16. This being the case, when that verse of Maro's gives us pleasure,
"Happy is he who can understand the causes of things," 
it still does not follow that our felicity depends upon our knowing the causes of the great physical processes in the world, which are hidden in the secret maze of nature,
"Whence earthquakes, whose force swells the sea to flood, so that they burst their bounds and then subside again," 
and other such things as this.
But we ought to know the causes of good and evil in things, at least as far as men may do so in this life, filled as it is with errors and distress, in order to avoid these errors and distresses. We must always aim at that true felicity wherein misery does not distract, nor error mislead. If it is a good thing to understand the causes of physical motion, there is nothing of greater concern in these matters which we ought to understand than our own health. But when we are in ignorance of such things, we seek out a physician, who has seen how the secrets of heaven and earth still remain hidden from us, and what patience there must be in unknowing.

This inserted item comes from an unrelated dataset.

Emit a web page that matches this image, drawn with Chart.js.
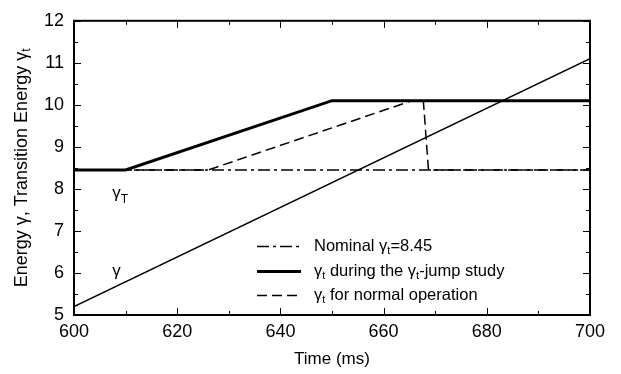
<!DOCTYPE html>
<html><head><meta charset="utf-8">
<script src="https://cdn.jsdelivr.net/npm/chart.js@4"></script>
<style>html,body{margin:0;padding:0;background:#fff}#wrap{width:621px;height:374px}</style>
</head><body><div id="wrap"><canvas id="c" width="621" height="374"></canvas></div>
<script>
const nominalT = [600, 700];
const nominalG = [8.45, 8.45];
const jumpT = [600, 610, 650, 700];
const jumpG = [8.45, 8.45, 10.1, 10.1];
const normalT = [600, 626, 665.5, 667.7, 668.7, 700];
const normalG = [8.45, 8.45, 10.1, 10.1, 8.45, 8.45];
const gammaT = [600, 700];
const gammaG = [5.2, 11.1];
const xTicks = [600, 620, 640, 660, 680, 700];
const yTicks = [5, 6, 7, 8, 9, 10, 11, 12];

const pts = (xs, ys) => xs.map((x, i) => ({x: x, y: ys[i]}));
const FONT = '"Liberation Sans", Arial, sans-serif';

const DASHDOT = [12, 4, 3, 4];
const DASH = [10, 5];

function subText(ctx, x, y, parts, size) {
  let cx = x;
  for (const [t, sub] of parts) {
    ctx.font = (sub ? Math.round(size * 0.68) : size) + 'px ' + FONT;
    ctx.fillText(t, cx, y + (sub ? size * 0.28 : 0));
    cx += ctx.measureText(t).width;
  }
  return cx - x;
}
function measureParts(ctx, parts, size) {
  let w = 0;
  for (const [t, sub] of parts) {
    ctx.font = (sub ? Math.round(size * 0.68) : size) + 'px ' + FONT;
    w += ctx.measureText(t).width;
  }
  return w;
}

const decor = {
  id: 'decor',
  afterDraw(chart) {
    const ctx = chart.ctx, a = chart.chartArea;
    const xs = chart.scales.x, ys = chart.scales.y;
    ctx.save();
    ctx.strokeStyle = '#000';
    ctx.fillStyle = '#000';
    ctx.lineWidth = 2;
    ctx.setLineDash([]);
    ctx.strokeRect(a.left, a.top, a.right - a.left, a.bottom - a.top);
    ctx.lineWidth = 1;
    ctx.beginPath();
    for (let v = 600; v <= 700; v += 10) {
      const p = Math.round(xs.getPixelForValue(v)) + 0.5;
      const L = (v % 20 === 0) ? 7 : 4;
      ctx.moveTo(p, a.bottom); ctx.lineTo(p, a.bottom - L);
      ctx.moveTo(p, a.top); ctx.lineTo(p, a.top + L);
    }
    for (let v = 5; v <= 12.001; v += 0.5) {
      const p = Math.round(ys.getPixelForValue(v)) + 0.5;
      const L = (Math.abs(v - Math.round(v)) < 1e-6) ? 7 : 4;
      ctx.moveTo(a.left, p); ctx.lineTo(a.left + L, p);
      ctx.moveTo(a.right, p); ctx.lineTo(a.right - L, p);
    }
    ctx.stroke();

    ctx.textBaseline = 'alphabetic';
    ctx.textAlign = 'left';
    subText(ctx, xs.getPixelForValue(607.4), ys.getPixelForValue(7.78), [['γ', false], ['T', true]], 17);
    subText(ctx, xs.getPixelForValue(607.4), ys.getPixelForValue(5.92), [['γ', false]], 17);

    const rows = [
      {y: 246, lw: 1.5, dash: DASHDOT, parts: [['Nominal γ', false], ['t', true], ['=8.45', false]]},
      {y: 271, lw: 3, dash: [], parts: [['γ', false], ['t', true], [' during the γ', false], ['t', true], ['-jump study', false]]},
      {y: 295, lw: 1.5, dash: DASH, parts: [['γ', false], ['t', true], [' for normal operation', false]]}
    ];
    for (const r of rows) {
      ctx.lineWidth = r.lw;
      ctx.setLineDash(r.dash);
      ctx.beginPath();
      ctx.moveTo(257, r.y + 0.5); ctx.lineTo(301, r.y + 0.5);
      ctx.stroke();
      ctx.setLineDash([]);
      ctx.textBaseline = 'middle';
      subText(ctx, 314, r.y, r.parts, 16.5);
    }

    const yparts = [['Energy γ, Transition Energy γ', false], ['t', true]];
    const w = measureParts(ctx, yparts, 18);
    ctx.translate(22, (a.top + a.bottom) / 2);
    ctx.rotate(-Math.PI / 2);
    ctx.textBaseline = 'middle';
    subText(ctx, -w / 2, 0, yparts, 18);
    ctx.restore();
  }
};

new Chart(document.getElementById('c'), {
  type: 'line',
  data: {
    datasets: [
      {label: 'Nominal', data: pts(nominalT, nominalG), borderColor: '#000', borderWidth: 1.5, borderDash: DASHDOT, pointRadius: 0, fill: false},
      {label: 'Jump', data: pts(jumpT, jumpG), borderColor: '#000', borderWidth: 3, pointRadius: 0, fill: false},
      {label: 'Normal', data: pts(normalT, normalG), borderColor: '#000', borderWidth: 1.5, borderDash: DASH, pointRadius: 0, fill: false},
      {label: 'Gamma', data: pts(gammaT, gammaG), borderColor: '#000', borderWidth: 1.5, pointRadius: 0, fill: false}
    ]
  },
  options: {
    responsive: false,
    animation: false,
    devicePixelRatio: 1,
    layout: {padding: {top: 7, right: 31, left: 0, bottom: 0}},
    plugins: {legend: {display: false}, tooltip: {enabled: false}},
    elements: {line: {tension: 0, borderCapStyle: 'butt', borderJoinStyle: 'miter'}},
    scales: {
      x: {
        type: 'linear', min: 600, max: 700,
        afterBuildTicks: s => { s.ticks = xTicks.map(v => ({value: v})); },
        afterFit: s => { s.height = 59; },
        grid: {display: false, drawTicks: false},
        border: {display: false},
        ticks: {color: '#000', font: {family: FONT, size: 18}, padding: 6, maxRotation: 0},
        title: {display: true, text: 'Time (ms)', color: '#000', font: {family: FONT, size: 17}, padding: {top: 1}}
      },
      y: {
        type: 'linear', min: 5, max: 12,
        afterBuildTicks: s => { s.ticks = yTicks.map(v => ({value: v})); },
        afterFit: s => { s.width = 74; },
        grid: {display: false, drawTicks: false},
        border: {display: false},
        ticks: {color: '#000', font: {family: FONT, size: 18}, padding: 10}
      }
    }
  },
  plugins: [decor]
});
</script>
</body></html>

17. Although we should beware of error wherever possible, not only in great matters but in small ones as well, it is impossible not to be ignorant of many things. Yet it does not follow that one falls into error out of ignorance alone. If someone thinks he knows what he does not know, if he approves as true what is actually false, this then is error, in the proper sense of the term. Obviously, much depends on the question involved in the error, for in one and the same question one naturally prefers the instructed to the ignorant, the expert to the blunderer, and this with good reason. In a complex issue, however, as when one man knows one thing and another man knows something else, if the former knowledge is more useful and the latter is less useful or even harmful, who in this latter case would not prefer ignorance? There are some things, after all, that it is better not to know than to know. Likewise, there is sometimes profit in error-but on a journey, not in morals.  This sort of thing happened to us once, when we mistook the way at a crossroads and did not go by the place where an armed gang of Donatists lay in wait to ambush us. We finally arrived at the place where we were going, but only by a roundabout way, and upon learning of the ambush, we were glad to have erred and gave thanks to God for our error. Who would doubt, in such a situation, that the erring traveler is better off than the unerring brigand? This perhaps explains the meaning of our finest poet, when he speaks for an unhappy lover:
"When I saw [her] I was undone, and fatal error swept me away," 
for there is such a thing as a fortunate mistake which not only does no harm but actually does some good.
But now for a more careful consideration of the truth in this business. To err means nothing more than to judge as true what is in fact false, and as false what is true. It means to be certain about the uncertain, uncertain about the certain, whether it be certainly true or certainly false. This sort of error in the mind is deforming and improper, since the fitting and proper thing would be to be able to say, in speech or judgment: "Yes, yes. No, no."  Actually, the wretched lives we lead come partly from this: that sometimes if they are not to be entirely lost, error is unavoidable. It is different in that higher life where Truth itself is the life of our souls, where none deceives and none is deceived. In this life men deceive and are deceived, and are actually worse off when they deceive by lying than when they are deceived by believing lies. Yet our rational mind shrinks from falsehood, and naturally avoids error as much as it can, so that even a deceiver is unwilling to be deceived by somebody else.  For the liar thinks he does not deceive himself and that he deceives only those who believe him. Indeed, he does not err in his lying, if he himself knows what the truth is. But he is deceived in this, that he supposes that his lie does no harm to himself, when actually every sin harms the one who commits it more that it does the one who suffers it.
 Virgil, Georgios, II, 490.
 Ibid., 479.
 Sed in via pedum, non in via morum.
 Virgil, Eclogue, VIII, 42. The context of the passage is Damon's complaint over his faithless Nyssa; he is here remembering the first time he ever saw her-when he was twelve! Cf. Theocritus, II, 82.